For days afterward, abacab was on the turntable. It still is, in a way.

– [ ] 10 Nothing Happened Today, the Boomtown Rats

Back in the days before Internoodlez (NSA), there were perilously few ways to discover new bands. Corporate radio rarely played new bands. But occasionally, one of the magazines would have something interesting. My brother had some rag with had an article about a raucous Irish band that performed legendary live shows in their hometown; I was intrigued enough to pick up one of their efforts, A Tonic For The Troops. It was good, OK, but it didn’t – quite – blow me away.  Not yet.

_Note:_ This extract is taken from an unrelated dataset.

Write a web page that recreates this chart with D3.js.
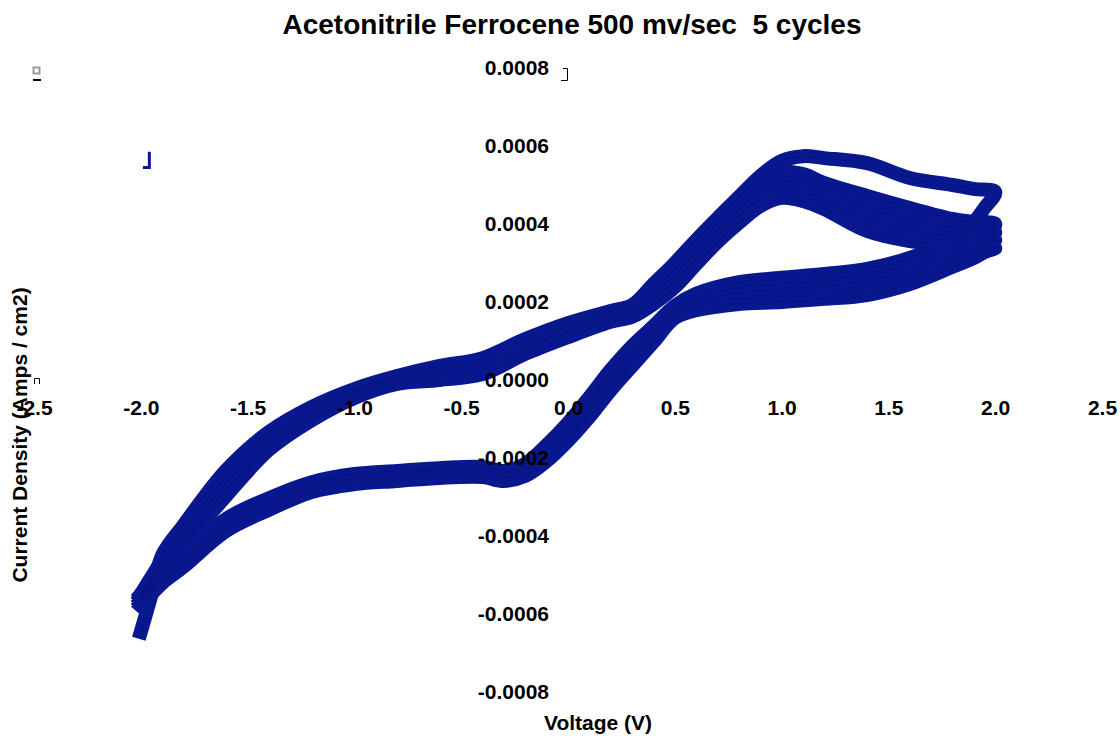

Their next album was supposed to break them in the States, and featured the atypical near-hit “I Don’t Like Mondays”. Unfortunately, Bob Geldof criticized Bruce Springsteen in a press conference, and the Rock Criticz didn’t forgive him until he created Live Aid. Regrettably, their lack of success in America led to disinterest from the labels and eventually they disbanded.

But for a brief while, The Fine Art of Surfacing poised to provide them success in the States. The single was OK, but for me the album, and the band, has always been much better represented by this song, which follows Mondays on the second side of the album.

The segue works well, a simple strum following the piano of the previous song, but a steam whistle kicks off a drum roll that jacks the song into a different attitude altogether. Geldof recites lyrics of alienation and boredom of a modern office droneworker. Years later, watching the opening montage of Simon Pegg’s character in Shawn Of The Dead, stumbling through his numbing routine, I instantly heard this song.

The band never deserved the punk label that was slapped on them after their first single, Lookin After Number One. They were pretty skilled musicians, and on this song they played several changes throughout the song that keeps it moving along. But Bob Geldof always delivered his lyrics with attitude:

It was the morning Then afternoon And then the night came And then the night came Oh…and someone told me, Nothing happened today.

There it is: nihilism, alienation, boredom. All layered over irrepressible music that tries to bite back at the society that makes people live there.

Later years, it was easy to find more anti-authoritarian punk songs, but for me this one always hits the spot. It’s not punk, but it’s close enough for America, and the feelings it inspires are still relevant.